According to an ESMA opinion citing the Spanish financial regulator, the CNMV, certain Spanish retail clients are much like characters in the 2023 Barbie movie.
Using aggressive marketing tactics, some market players have convinced these ‘Barbie-Clients’ to invest large amounts in CFDs (Contracts for Difference) — products deemed inappropriate for them. Now, the CNMV has imposed a new directive that bans mentioning CFDs to such clients unless asked, a drastic move that stifles the freedom of speech and other fundamental EU rights.
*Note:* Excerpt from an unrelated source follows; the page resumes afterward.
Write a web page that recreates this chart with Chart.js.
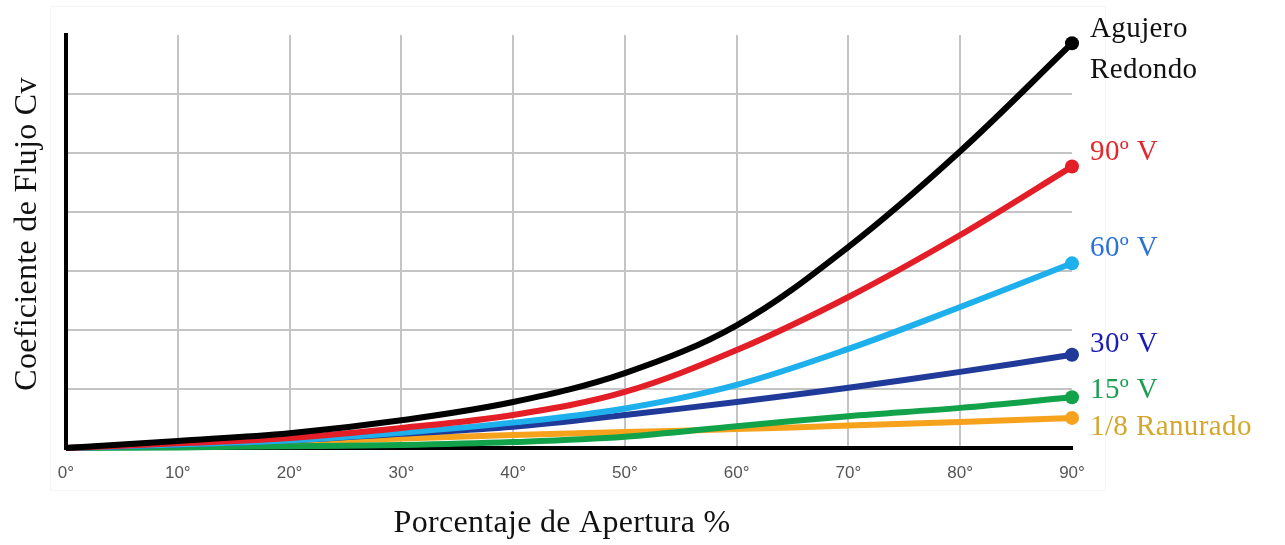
<!DOCTYPE html>
<html lang="es">
<head>
<meta charset="utf-8">
<title>Coeficiente de Flujo Cv</title>
<script src="https://cdn.jsdelivr.net/npm/chart.js@4/dist/chart.umd.min.js"></script>
<style>
  html, body { margin: 0; padding: 0; background: #fff; }
  #wrap { width: 1285px; height: 545px; position: relative; }
</style>
</head>
<body>
<div id="wrap"><canvas id="cv" width="1285" height="545"></canvas></div>
<script>
/* ------------ data ------------ */
const apertura   = [0, 10, 20, 30, 40, 50, 60, 70, 80, 90];
const xTicks     = [0, 10, 20, 30, 40, 50, 60, 70, 80, 90];

const agujero    = [0, 0.12, 0.25, 0.47, 0.78, 1.27, 2.08, 3.41, 5.03, 6.86];
const v90        = [0, 0.08, 0.17, 0.34, 0.56, 0.95, 1.66, 2.56, 3.61, 4.77];
const v60        = [0, 0.06, 0.13, 0.26, 0.43, 0.67, 1.07, 1.68, 2.39, 3.13];
const v30        = [0, 0.06, 0.13, 0.24, 0.36, 0.56, 0.78, 1.02, 1.29, 1.58];
const v15        = [0, 0.01, 0.03, 0.05, 0.10, 0.19, 0.37, 0.54, 0.68, 0.86];
const ranurado   = [0, 0.05, 0.10, 0.16, 0.22, 0.27, 0.32, 0.38, 0.44, 0.51];

const seriesNames = [['Agujero', 'Redondo'], ['90º V'], ['60º V'], ['30º V'], ['15º V'], ['1/8 Ranurado']];

/* ------------ styles ------------ */
const SERIF = '"Liberation Serif", "Times New Roman", serif';
const lineColors  = ['#000000', '#e31e26', '#1eb0ec', '#1f3a98', '#12a24a', '#f7a21c'];
const labelColors = ['#111111', '#e5262b', '#2a72d6', '#1a1ab5', '#1c9d4f', '#d4a62c'];
// baseline offset of each end label from its end dot
const labelDy     = [-6, -7, -7, -3, 1, 17];

const toXY = arr => arr.map((v, i) => ({ x: apertura[i], y: v }));
const allSeries = [agujero, v90, v60, v30, v15, ranurado];

const datasets = allSeries.map((vals, k) => ({
  label: seriesNames[k].join(' '),
  data: toXY(vals),
  borderColor: lineColors[k],
  backgroundColor: lineColors[k],
  borderWidth: 6,
  tension: 0.35,
  clip: false,
  pointRadius: c => (c.dataIndex === vals.length - 1 ? 7 : 0),
  pointHoverRadius: 0,
  pointBorderWidth: 0,
  pointBackgroundColor: lineColors[k],
  fill: false,
}));

/* ------------ plugins: frame, titles, end labels ------------ */
const decor = {
  id: 'decor',
  beforeDraw(chart) {
    const { ctx } = chart;
    ctx.save();
    ctx.strokeStyle = '#f6f6f6';
    ctx.lineWidth = 1;
    ctx.strokeRect(50.5, 6.5, 1055, 484);
    ctx.restore();
  },
  afterDatasetsDraw(chart) {
    const { ctx } = chart;
    ctx.save();
    ctx.textBaseline = 'alphabetic';
    ctx.textAlign = 'left';
    ctx.font = `29px ${SERIF}`;
    ctx.letterSpacing = '0.4px';
    chart.data.datasets.forEach((ds, k) => {
      const meta = chart.getDatasetMeta(k);
      const pt = meta.data[meta.data.length - 1];
      ctx.fillStyle = labelColors[k];
      seriesNames[k].forEach((line, j) => {
        ctx.fillText(line, pt.x + 18, pt.y + labelDy[k] + j * 41);
      });
    });

    // axis titles
    ctx.fillStyle = '#111';
    ctx.font = `32px ${SERIF}`;
    ctx.letterSpacing = '0.3px';
    ctx.textAlign = 'center';
    ctx.textBaseline = 'middle';
    ctx.fillText('Porcentaje de Apertura %', 562, 524);
    ctx.translate(28, 234);
    ctx.rotate(-Math.PI / 2);
    ctx.fillText('Coeficiente de Flujo Cv', 0, 0);
    ctx.restore();
  }
};

/* ------------ chart ------------ */
new Chart(document.getElementById('cv'), {
  type: 'line',
  data: { datasets },
  options: {
    responsive: false,
    animation: false,
    events: [],
    layout: { padding: { left: 66, right: 213, top: 35, bottom: 0 } },
    plugins: { legend: { display: false }, tooltip: { enabled: false } },
    scales: {
      x: {
        type: 'linear',
        min: 0,
        max: 90,
        afterBuildTicks: s => { s.ticks = xTicks.map(v => ({ value: v })); },
        afterFit: s => { s.height = 97; },
        border: { color: '#000', width: 4 },
        grid: {
          drawTicks: false,
          lineWidth: 2,
          color: c => (c.tick && (c.tick.value === 0 || c.tick.value === 90) ? 'rgba(0,0,0,0)' : '#c4c4c4'),
        },
        ticks: {
          padding: 15,
          color: '#555',
          font: { family: '"Liberation Sans", Arial, sans-serif', size: 17 },
          callback: v => v + '°',
        },
      },
      y: {
        min: 0,
        max: 7,
        afterFit: s => { s.width = 0; },
        border: { color: '#000', width: 4 },
        grid: {
          drawTicks: false,
          lineWidth: 2,
          color: c => (c.tick && (c.tick.value === 0 || c.tick.value === 7) ? 'rgba(0,0,0,0)' : '#c4c4c4'),
        },
        ticks: { display: false, stepSize: 1 },
      },
    },
  },
  plugins: [decor],
});
</script>
</body>
</html>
Unlike previous EU regulatory measures, CNMV’s action limits fundamental rights like freedom of expression, as outlined in Article 11 of the European Charter of Fundamental Rights. Other potentially affected rights include the freedom to choose an occupation (Art. 15), freedom to conduct a business (Art. 16), and equality before the law (Art. 20). These restrictions seem hastily decided with minimal discussion of their far-reaching consequences on investment firms and other stakeholders.
Another concern is the decision’s impact on regulatory harmony within the EU. While these measures apply only to Spanish retail clients, they hint at a diverging EU regulation landscape. The Spanish regulator’s approach could contradict the EU’s Financial Union policy, which aims to streamline regulations across member states. Notably, this position contrasts with a January 2022 proposal by the AMF and AFM, which advised supervision based on the client’s domicile rather than the financial institution’s.
The CNMV based its decision on outdated and inconclusive data from 2021, pointing to average losses per retail client of €1,649-7,269 and an estimated total loss of around €170m. While these figures are significant, they only represent a tiny fraction (about 0.1%) of the €155bn annual CFDs trade volume. The regulator’s decision should have been backed by more comprehensive and updated data.
The CNMV’s measures suggest a choice between paternalism and materialism, as opposed to the matriarchy-patriarchy theme in the Barbie movie. Regulatory measures should focus on educating and supervising clients, rather than imposing restrictions that undermine fundamental rights. Prohibitions may drive retail clients to seek CFD opportunities in other jurisdictions, possibly outside the EU, further fragmenting the single market.
As things stand, the eventual impact of these restrictions is hard to predict. The CNMV’s CFD ban could either lead to a decline in CFD trading among Spanish retail clients or redirect them to different jurisdictions, possibly outside the EU. The best course of action would involve educating clients rather than imposing restrictive bans.